Hydroxylation of Rutile TiO$_2$ (110) Surface Enhancing Its Reducing Power for Photocatalysis

TL;DR

This study uses density functional theory to show that hydroxylation of rutile TiO$_2$ (110) surfaces raises band edges, thereby improving its reducing power for photocatalytic applications.

Contribution

It reveals the physical mechanism by which surface hydroxyl groups induce band edge shifts, enhancing photocatalytic reducing power of TiO$_2$ (110).

Findings

Hydroxylation elevates TiO$_2$ band edges.

Surface hydroxyls create electric dipoles affecting electronic structure.

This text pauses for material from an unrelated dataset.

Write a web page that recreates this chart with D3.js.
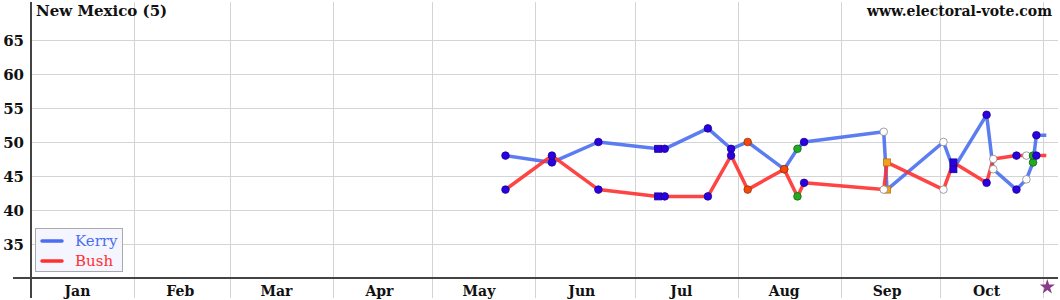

Enhanced reducing power for photocatalysis due to hydroxyl-induced band shifts.

Abstract

Hydroxylation of the rutile TiO$_2$ (110) surface has attracted much attention as the excess unpaired electrons introduced by hydroxyls play a critical role in surface chemistry and photocatalysis process of this material. In this work, based on density functional theory calculations with the Hubbard U correction, the electronic structures of the hydroxylated TiO$_2$ (110) surfaces have been studied. One interesting effect is found that the hydroxylation can elevate band edges of TiO$_2$, and thus can enhance its reducing power for photocatalysis. The underlying physical mechanism for such shifts of the band edges are associated with the electric dipoles arising from the hydroxyl groups on the surface.